>> BEGIN Collected data
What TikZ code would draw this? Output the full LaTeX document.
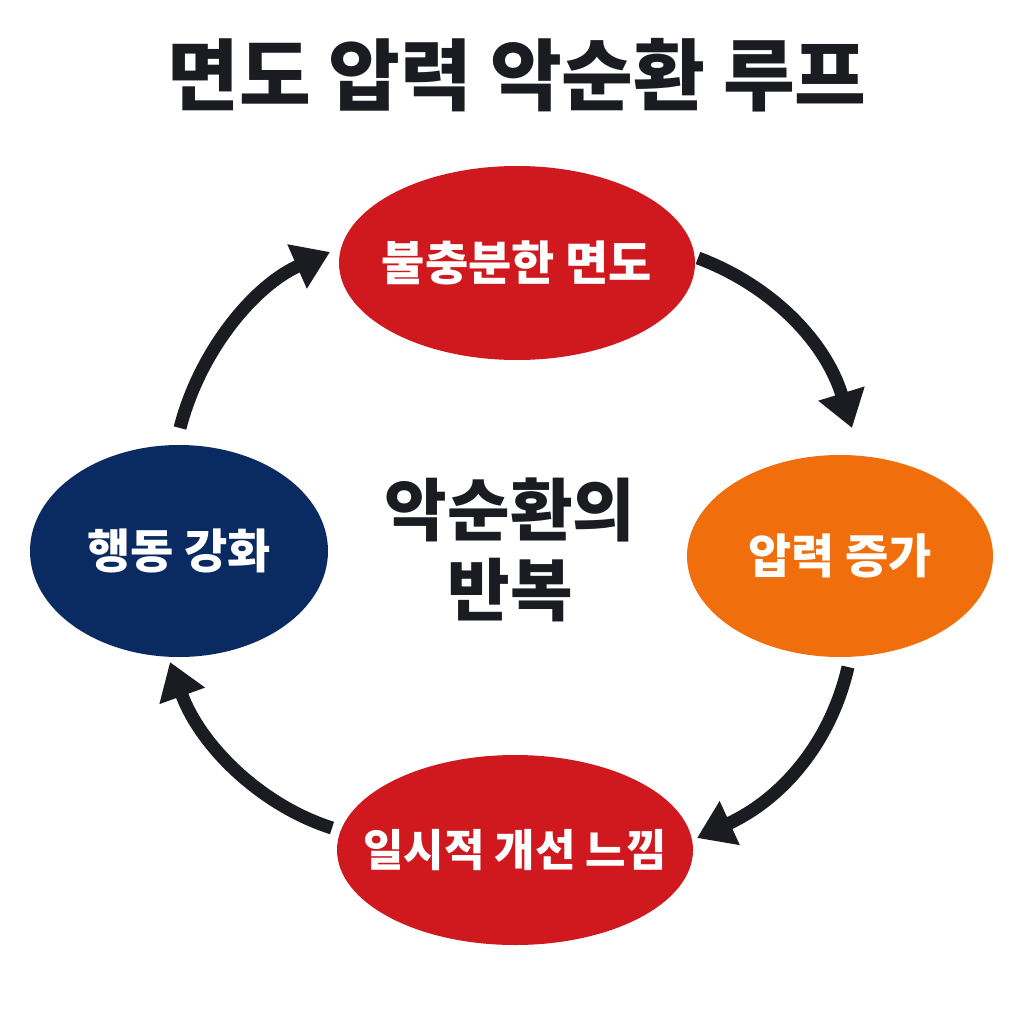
\documentclass[tikz,border=0pt]{standalone}
\usepackage{fontspec}
\setmainfont{Noto Sans CJK KR}[BoldFont={Noto Sans CJK KR Black}]
\usetikzlibrary{arrows.meta,shapes.geometric}
\definecolor{cred}{HTML}{D0181F}
\definecolor{corange}{HTML}{F06E0C}
\definecolor{cnavy}{HTML}{0A2A62}
\definecolor{cdark}{HTML}{1A1C22}
\begin{document}
\begin{tikzpicture}[x=1pt,y=-1pt,
  ell/.style={ellipse,inner sep=-60pt,text=white,font=\bfseries\fontsize{47}{52}\selectfont},
  arr/.style={draw=cdark,line width=13pt,-{Triangle[length=36pt,width=46pt]}}]
\useasboundingbox[fill=white] (0,0) rectangle (1024,1024);
\node[font=\bfseries\fontsize{78}{84}\selectfont,text=cdark] (title) at (517,75) {면도 압력 악순환 루프};
\node[ell,fill=cred,minimum width=356pt,minimum height=194pt] (top) at (517,263) {불충분한 면도};
\node[ell,fill=corange,minimum width=306pt,minimum height=202pt] (right) at (840,556) {압력 증가};
\node[ell,fill=cred,minimum width=356pt,minimum height=190pt,font=\bfseries\fontsize{44}{50}\selectfont] (bot) at (515,850) {일시적 개선 느낌};
\node[ell,fill=cnavy,minimum width=298pt,minimum height=212pt] (left) at (179,551) {행동 강화};
\node[font=\bfseries\fontsize{68}{80}\selectfont,text=cdark,align=center] (mid) at (510,550) {악순환의\\반복};
\coordinate (a1) at (698,258); \coordinate (b1) at (852,428);
\coordinate (a2) at (848,667); \coordinate (b2) at (697,838);
\coordinate (a3) at (332,828); \coordinate (b3) at (170,662);
\coordinate (a4) at (180,428); \coordinate (b4) at (330,252);
\draw[arr] (a1) .. controls (770,285) and (825,340) .. (b1);
\draw[arr] (a2) .. controls (830,745) and (780,800) .. (b2);
\draw[arr] (a3) .. controls (260,805) and (200,745) .. (b3);
\draw[arr] (a4) .. controls (200,350) and (255,285) .. (b4);
\end{tikzpicture}
\end{document}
>> END Collected data
[What you have to do]
Leave the pictures out and output the rest of the listing exactly.

[Solution to this exercise]
What TikZ code would draw this? Output the full LaTeX document.
\documentclass[tikz,border=0pt]{standalone}
\usepackage{fontspec}
\setmainfont{Noto Sans CJK KR}[BoldFont={Noto Sans CJK KR Black}]
\usetikzlibrary{arrows.meta,shapes.geometric}
\definecolor{cred}{HTML}{D0181F}
\definecolor{corange}{HTML}{F06E0C}
\definecolor{cnavy}{HTML}{0A2A62}
\definecolor{cdark}{HTML}{1A1C22}
\begin{document}
\begin{tikzpicture}[x=1pt,y=-1pt,
  ell/.style={ellipse,inner sep=-60pt,text=white,font=\bfseries\fontsize{47}{52}\selectfont},
  arr/.style={draw=cdark,line width=13pt,-{Triangle[length=36pt,width=46pt]}}]
\useasboundingbox[fill=white] (0,0) rectangle (1024,1024);
\node[font=\bfseries\fontsize{78}{84}\selectfont,text=cdark] (title) at (517,75) {면도 압력 악순환 루프};
\node[ell,fill=cred,minimum width=356pt,minimum height=194pt] (top) at (517,263) {불충분한 면도};
\node[ell,fill=corange,minimum width=306pt,minimum height=202pt] (right) at (840,556) {압력 증가};
\node[ell,fill=cred,minimum width=356pt,minimum height=190pt,font=\bfseries\fontsize{44}{50}\selectfont] (bot) at (515,850) {일시적 개선 느낌};
\node[ell,fill=cnavy,minimum width=298pt,minimum height=212pt] (left) at (179,551) {행동 강화};
\node[font=\bfseries\fontsize{68}{80}\selectfont,text=cdark,align=center] (mid) at (510,550) {악순환의\\반복};
\coordinate (a1) at (698,258); \coordinate (b1) at (852,428);
\coordinate (a2) at (848,667); \coordinate (b2) at (697,838);
\coordinate (a3) at (332,828); \coordinate (b3) at (170,662);
\coordinate (a4) at (180,428); \coordinate (b4) at (330,252);
\draw[arr] (a1) .. controls (770,285) and (825,340) .. (b1);
\draw[arr] (a2) .. controls (830,745) and (780,800) .. (b2);
\draw[arr] (a3) .. controls (260,805) and (200,745) .. (b3);
\draw[arr] (a4) .. controls (200,350) and (255,285) .. (b4);
\end{tikzpicture}
\end{document}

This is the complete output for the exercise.